Le vi salir del taxi, pero no me fijé. El domingo llegaba a esa hora lánguida del mediodía, cuando todo el mundo desaparece de las calles camino de un almuerzo más o menos familiar. Pero nada más entrar en el vehículo ya me asaltó una desagradable vaharada de licor. El taxista, un chico joven y musculado, echaba chispas por culpa de su último cliente. Borracho perdido todavía a esas horas, había hecho gran parte del trayecto intentando encender un cigarrillo y con medio cuerpo fuera de la ventanilla, increpando a todas las señoritas que se cruzaban con el automóvil. El conductor, claramente alterado, ni siquiera quería tocar el mugriento billete que le había endosado tan encantadora criatura. Sólo al sugerirle la posibilidad de no pagar la carrera, aquel tranquilo chófer había perdido la paciencia. Como él mismo se encargó de aclararme, era practicante de Muay Thai (una disciplina muy severa con eso de trasnochar y consumir alcohol); y a las malas podía haberlo sacado de allí a hostia limpia. La noche anterior, sin ir más lejos, había asistido a la velada de Vall d'Hebron, en la que César Córdoba había revalidado su título mundial de boxeo tailandés, y venía caliente.

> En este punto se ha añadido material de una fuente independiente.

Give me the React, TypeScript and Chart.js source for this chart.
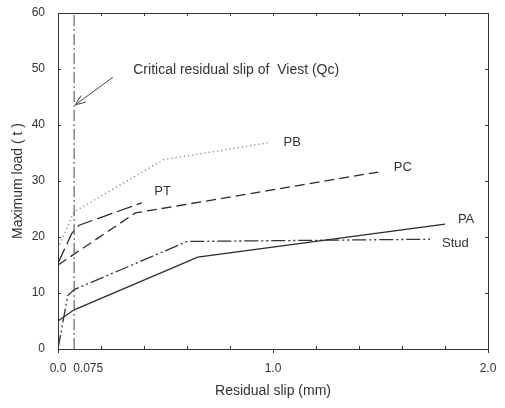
import React, { useEffect, useRef } from "react";
import { Chart, registerables } from "chart.js";

Chart.register(...registerables);

// ---- data ----
const xMajor = [0, 1, 2];
const xMinor = [0.2, 0.4, 0.6, 0.8, 1.2, 1.4, 1.6, 1.8];
const yTicks = [0, 10, 20, 30, 40, 50, 60];
const criticalSlip = 0.075;
const criticalLabel = "0.075";

const paX = [0, 0.075, 0.65, 1.8];
const paY = [5.0, 7.0, 16.4, 22.3];

const pbX = [0, 0.075, 0.49, 0.99];
const pbY = [18.0, 24.5, 33.8, 36.9];

const pcX = [0, 0.36, 1.49];
const pcY = [15.0, 24.3, 31.6];

const ptX = [0, 0.065, 0.098, 0.39];
const ptY = [15.3, 20.7, 22.1, 26.1];

const studX = [0, 0.045, 0.075, 0.6, 1.73];
const studY = [0, 9.5, 10.6, 19.2, 19.6];

const seriesNames = ["PA", "PB", "PC", "PT", "Stud"];
const seriesLabelX = [1.86, 1.049, 1.562, 0.448, 1.786];
const seriesLabelY = [23.2, 36.8, 32.5, 28.2, 18.9];

const annotationText = "Critical residual slip of  Viest (Qc)";
const annotationX = 0.35;
const annotationY = 49.8;
const arrowTail = [0.255, 48.5];
const arrowHead = [0.08, 43.6];

const FONT = "'Liberation Sans', Arial, sans-serif";
const INK = "#333333";

function pts(xs: number[], ys: number[]) {
  return xs.map((x, i) => ({ x, y: ys[i] }));
}

const overlayPlugin = {
  id: "overlay",
  afterDatasetsDraw(chart: any) {
    const { ctx, chartArea, scales } = chart;
    const xs = scales.x;
    const ys = scales.y;
    const { left, right, top, bottom } = chartArea;
    ctx.save();
    ctx.strokeStyle = INK;
    ctx.lineWidth = 1;
    // frame top & right
    ctx.beginPath();
    ctx.moveTo(left, top + 0.5);
    ctx.lineTo(right + 0.5, top + 0.5);
    ctx.lineTo(right + 0.5, bottom);
    ctx.stroke();
    // x minor ticks (inward, bottom & top)
    ctx.beginPath();
    for (const v of xMinor) {
      const px = Math.round(xs.getPixelForValue(v)) + 0.5;
      ctx.moveTo(px, bottom);
      ctx.lineTo(px, bottom - 3);
      ctx.moveTo(px, top);
      ctx.lineTo(px, top + 3);
    }
    // x major ticks (outward at bottom)
    for (const v of xMajor) {
      const px = Math.round(xs.getPixelForValue(v)) + 0.5;
      ctx.moveTo(px, bottom);
      ctx.lineTo(px, bottom + 4);
      ctx.moveTo(px, top);
      ctx.lineTo(px, top + 3);
    }
    // y ticks inward left & right
    for (const v of yTicks) {
      const py = Math.round(ys.getPixelForValue(v)) + 0.5;
      ctx.moveTo(left, py);
      ctx.lineTo(left + 3, py);
      ctx.moveTo(right, py);
      ctx.lineTo(right - 3, py);
    }
    ctx.stroke();

    // 0.075 tick label
    ctx.fillStyle = INK;
    ctx.font = `12px ${FONT}`;
    ctx.textAlign = "left";
    ctx.textBaseline = "middle";
    ctx.fillText(criticalLabel, xs.getPixelForValue(criticalSlip) - 1, bottom + 20);

    // series labels
    ctx.font = `13px ${FONT}`;
    seriesNames.forEach((n, i) => {
      ctx.fillText(n, xs.getPixelForValue(seriesLabelX[i]), ys.getPixelForValue(seriesLabelY[i]));
    });

    // annotation
    ctx.font = `14px ${FONT}`;
    ctx.fillText(annotationText, xs.getPixelForValue(annotationX), ys.getPixelForValue(annotationY));
    const tx = xs.getPixelForValue(arrowTail[0]);
    const ty = ys.getPixelForValue(arrowTail[1]);
    const hx = xs.getPixelForValue(arrowHead[0]);
    const hy = ys.getPixelForValue(arrowHead[1]);
    const ang = Math.atan2(hy - ty, hx - tx);
    const L = 11;
    const spread = 0.38;
    ctx.strokeStyle = "#444";
    ctx.beginPath();
    ctx.moveTo(tx, ty);
    ctx.lineTo(hx, hy);
    ctx.moveTo(hx - L * Math.cos(ang - spread), hy - L * Math.sin(ang - spread));
    ctx.lineTo(hx, hy);
    ctx.lineTo(hx - L * Math.cos(ang + spread), hy - L * Math.sin(ang + spread));
    ctx.stroke();
    ctx.restore();
  },
};

export default function App() {
  const ref = useRef<HTMLCanvasElement>(null);
  useEffect(() => {
    if (!ref.current) return;
    const lineStyle = (dash: number[], color = "#2b2b2b", width = 1.3) => ({
      borderColor: color,
      borderWidth: width,
      borderDash: dash,
      pointRadius: 0,
      tension: 0,
      fill: false,
      showLine: true,
    });
    const chart = new Chart(ref.current, {
      type: "line",
      data: {
        datasets: [
          { label: "Critical", data: pts([criticalSlip, criticalSlip], [0, 60]), ...lineStyle([11, 3, 2, 3], "#555", 1.1) },
          { label: "PA", data: pts(paX, paY), ...lineStyle([]) },
          { label: "PB", data: pts(pbX, pbY), ...lineStyle([1.2, 3], "#8a8a8a", 1.4) },
          { label: "PC", data: pts(pcX, pcY), ...lineStyle([10, 5]) },
          { label: "PT", data: pts(ptX, ptY), ...lineStyle([16, 5]) },
          { label: "Stud", data: pts(studX, studY), ...lineStyle([14, 3, 2, 3, 2, 3], "#333", 1.3) },
        ] as any,
      },
      options: {
        responsive: false,
        animation: false,
        parsing: true,
        layout: { padding: { left: 0, right: 17, top: 13, bottom: 0 } },
        plugins: { legend: { display: false }, tooltip: { enabled: false } },
        scales: {
          x: {
            type: "linear",
            min: 0,
            max: 2,
            afterBuildTicks: (s: any) => {
              s.ticks = xMajor.map((v) => ({ value: v }));
            },
            afterFit: (s: any) => {
              s.height = 59;
            },
            ticks: {
              autoSkip: false,
              maxRotation: 0,
              padding: 4,
              color: INK,
              font: { size: 12, family: FONT },
              callback: (v: any) => Number(v).toFixed(1),
            },
            grid: { display: false },
            border: { display: true, color: INK, width: 1 },
            title: {
              display: true,
              text: "Residual slip (mm)",
              color: INK,
              font: { size: 14, family: FONT },
              padding: { top: 0, bottom: 8 },
            },
          },
          y: {
            type: "linear",
            min: 0,
            max: 60,
            afterBuildTicks: (s: any) => {
              s.ticks = yTicks.map((v) => ({ value: v }));
            },
            afterFit: (s: any) => {
              s.width = 58;
            },
            ticks: {
              padding: 5,
              color: INK,
              font: { size: 12, family: FONT },
              callback: (v: any) => String(v),
            },
            grid: { display: false },
            border: { display: true, color: INK, width: 1 },
            title: {
              display: true,
              text: "Maximum load ( t )",
              color: INK,
              font: { size: 14, family: FONT },
              padding: { top: 10, bottom: 0 },
            },
          },
        },
      } as any,
      plugins: [overlayPlugin],
    });
    return () => chart.destroy();
  }, []);
  return (
    <div style={{ position: "fixed", left: 0, top: 0, width: 505, height: 408, background: "#fff" }}>
      <canvas ref={ref} width={505} height={408} style={{ width: 505, height: 408 }} />
    </div>
  );
}
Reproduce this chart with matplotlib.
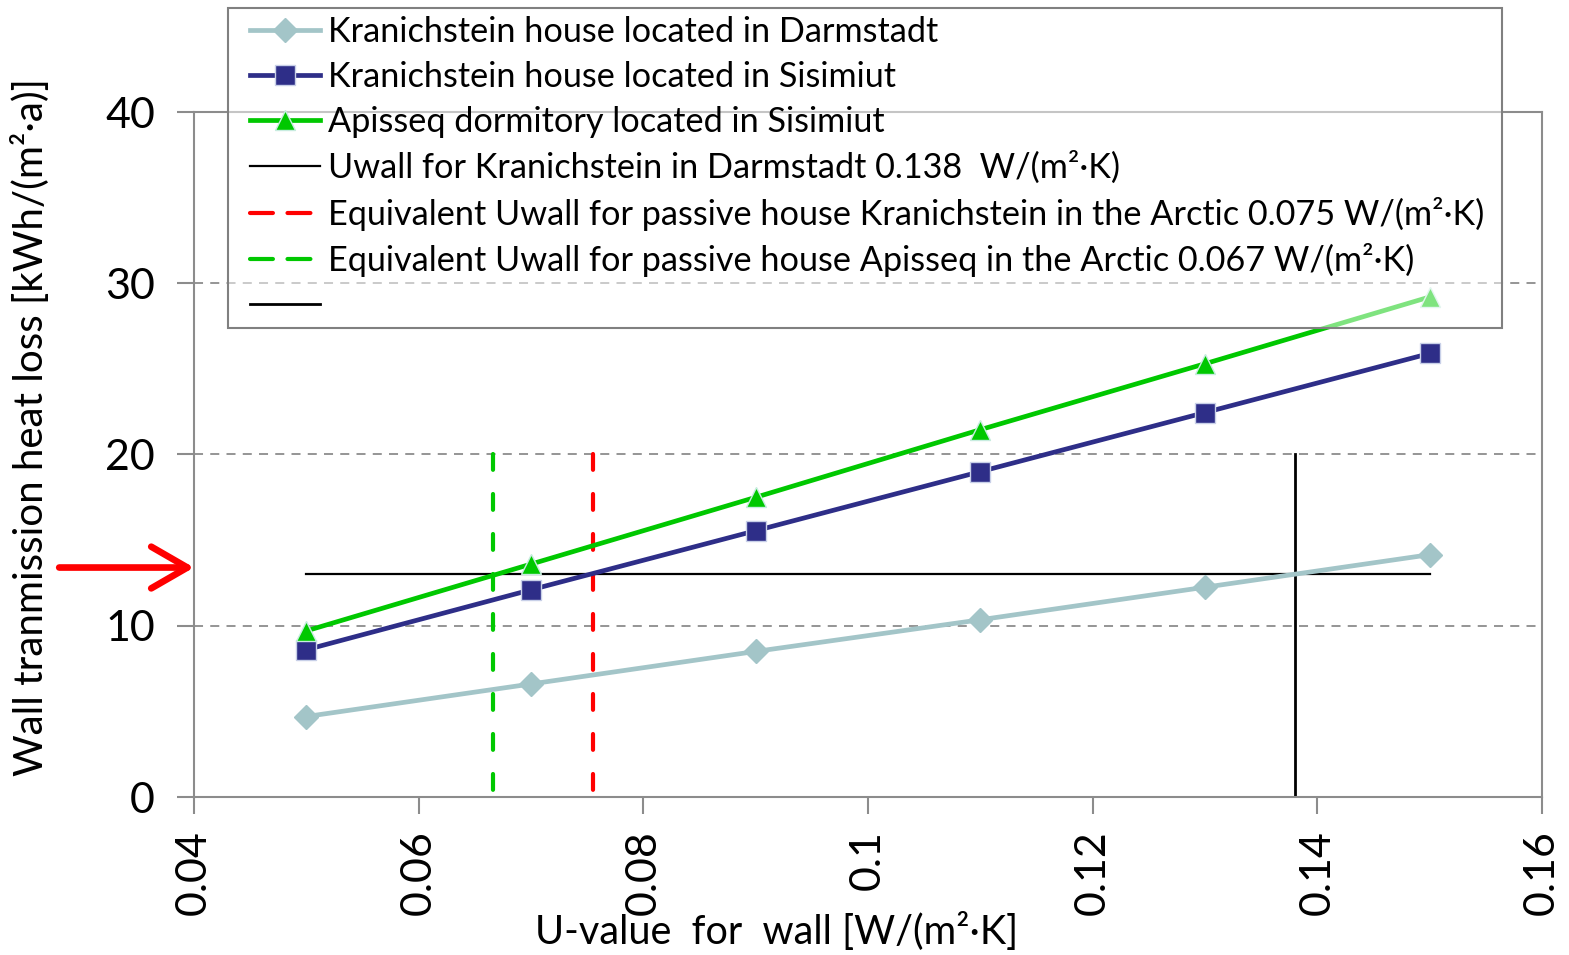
import matplotlib
matplotlib.use("Agg")
import matplotlib.pyplot as plt
from matplotlib.lines import Line2D
from matplotlib.patches import Rectangle

plt.rcParams['font.family'] = ['Lato', 'DejaVu Sans']

# ---- data ----
u_values = [0.05, 0.07, 0.09, 0.11, 0.13, 0.15]
darmstadt = [4.7, 6.6, 8.5, 10.35, 12.25, 14.15]
kran_sisimiut = [8.6, 12.1, 15.55, 19.0, 22.45, 25.9]
apisseq = [9.7, 13.6, 17.5, 21.45, 25.3, 29.2]

target_loss = 13.0
target_x = [0.05, 0.15]
u_darmstadt = 0.138
u_kran_arctic = 0.0755
u_apisseq_arctic = 0.0666
vline_top = 20
arrow_level = 13.4

xticks = [0.04, 0.06, 0.08, 0.10, 0.12, 0.14, 0.16]
xticklabels = ["0.04", "0.06", "0.08", "0.1", "0.12", "0.14", "0.16"]
yticks = [0, 10, 20, 30, 40]

labels = [
    "Kranichstein house located in Darmstadt",
    "Kranichstein house located in Sisimiut",
    "Apisseq dormitory located in Sisimiut",
    "Uwall for Kranichstein in Darmstadt 0.138  W/(m²·K)",
    "Equivalent Uwall for passive house Kranichstein in the Arctic 0.075 W/(m²·K)",
    "Equivalent Uwall for passive house Apisseq in the Arctic 0.067 W/(m²·K)",
    "",
]

# ---- styles ----
c_teal = "#A3C5C8"
c_navy = "#2E2E88"
c_green = "#00C800"
c_red = "#FF0000"
c_grid = "#8C8C8C"
dash_v = (0, (3.8, 5.8))

W, H = 1569, 955
fig = plt.figure(figsize=(W / 100, H / 100), dpi=100)
ax = fig.add_axes([194 / W, 1 - 797 / H, (1542 - 194) / W, (797 - 112) / H])

ax.set_xlim(0.04, 0.16)
ax.set_ylim(0, 40)

for y in yticks[1:]:
    ax.axhline(y, color=c_grid, lw=1.3, ls=(0, (5, 4)), zorder=1)

h1, = ax.plot(u_values, darmstadt, color=c_teal, lw=3.4, marker="D", ms=12,
              mfc=c_teal, mec=c_teal, zorder=3)
h2, = ax.plot(u_values, kran_sisimiut, color=c_navy, lw=3.4, marker="s", ms=14,
              mfc=c_navy, mec="#C8D0E8", mew=1, zorder=3)
h3, = ax.plot(u_values, apisseq, color=c_green, lw=3.4, marker="^", ms=14,
              mfc=c_green, mec="#C8ECE0", mew=1, zorder=3)

h4, = ax.plot(target_x, [target_loss, target_loss], color="black", lw=1.6, zorder=2)
ax.plot([u_darmstadt, u_darmstadt], [0, vline_top], color="black", lw=2.0, zorder=2)
ax.plot([u_kran_arctic, u_kran_arctic], [vline_top, 0], color=c_red, lw=3,
        ls=dash_v, dash_capstyle="round", zorder=2)
ax.plot([u_apisseq_arctic, u_apisseq_arctic], [vline_top, 0], color=c_green, lw=3,
        ls=dash_v, dash_capstyle="round", zorder=2)
h5 = Line2D([], [], color=c_red, lw=3, ls=(0, (5.5, 3.5)), dash_capstyle="round")
h6 = Line2D([], [], color=c_green, lw=3, ls=(0, (5.5, 3.5)), dash_capstyle="round")
h7 = Line2D([], [], color="black", lw=2.0)

# red arrow outside the axes
ax.annotate("", xy=(0.0, arrow_level), xytext=(-0.1, arrow_level),
            xycoords=("axes fraction", "data"), textcoords=("axes fraction", "data"),
            arrowprops=dict(arrowstyle="->,head_length=2.6,head_width=1.5",
                            color=c_red, lw=4.8, shrinkA=0, shrinkB=0,
                            capstyle="round", joinstyle="round"),
            annotation_clip=False)

for s in ax.spines.values():
    s.set_color(c_grid)
    s.set_linewidth(1.5)

ax.set_xticks(xticks)
ax.set_xticklabels(xticklabels, rotation=90)
ax.set_yticks(yticks)
ax.tick_params(axis="both", direction="out", length=12, width=1.5, color=c_grid,
               labelsize=31)
ax.tick_params(axis="y", pad=16)
ax.tick_params(axis="x", pad=12)

ax.set_xlabel("U-value  for  wall [W/(m²·K]", fontsize=28.5)
ax.set_ylabel("Wall tranmission heat loss [kWh/(m²·a)]", fontsize=29)
ax.yaxis.set_label_coords(-0.107, 0.54)
ax.xaxis.set_label_coords(0.432, -0.168)

# legend frame (semi-transparent, drawn over the plot)
frame = Rectangle((228 / W, 1 - 328 / H), (1502 - 228) / W, (328 - 8) / H,
                  transform=fig.transFigure, facecolor=(1, 1, 1, 0.5),
                  edgecolor="#808080", linewidth=1.5, zorder=4)
fig.add_artist(frame)

leg = fig.legend([h1, h2, h3, h4, h5, h6, h7], labels,
                 loc="upper left", bbox_to_anchor=(250 / W, 1 - 16 / H),
                 bbox_transform=fig.transFigure, borderaxespad=0,
                 fontsize=24.7, handlelength=2.05, handletextpad=0.22,
                 labelspacing=0.375, borderpad=0, frameon=False,
                 numpoints=1)
leg.set_zorder(5)

fig.savefig("out.png", dpi=100)
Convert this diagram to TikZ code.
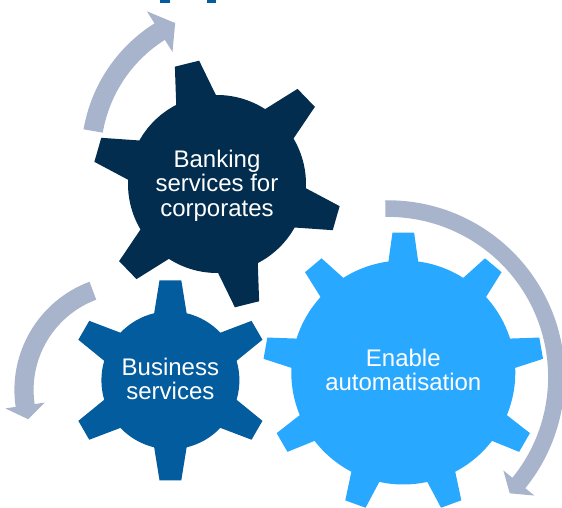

Poco a poco, su conversación fue derivando hacia este asunto. Me fijé en él; brazo tatuado y cabeza rapada. Con una vehemencia propia del forofo, me fue enumerando los campeones y las estrellas de este deporte. Cuando llegó al Guerrero de las Sombras me dejó patidifuso. Al parecer, esta leyenda de la lucha realiza arriesgadas exhibiciones en las que frecuentemente se hace pupa. Según el taxista, es su manera de dominar el dolor, no dudando en cortarse o golpearse con objetos macizos hasta hacerse sangre. Así, entre pasajeros curdas, conductores cachas y expertos en dislocarse los higadillos, llegué a mi cita. No llevaba tortell, pero traía cara de burgués alborotado; ni los berberechos consiguieron serenar mi espíritu. A la que pueda, voy a ver al tal guerrero y les cuento.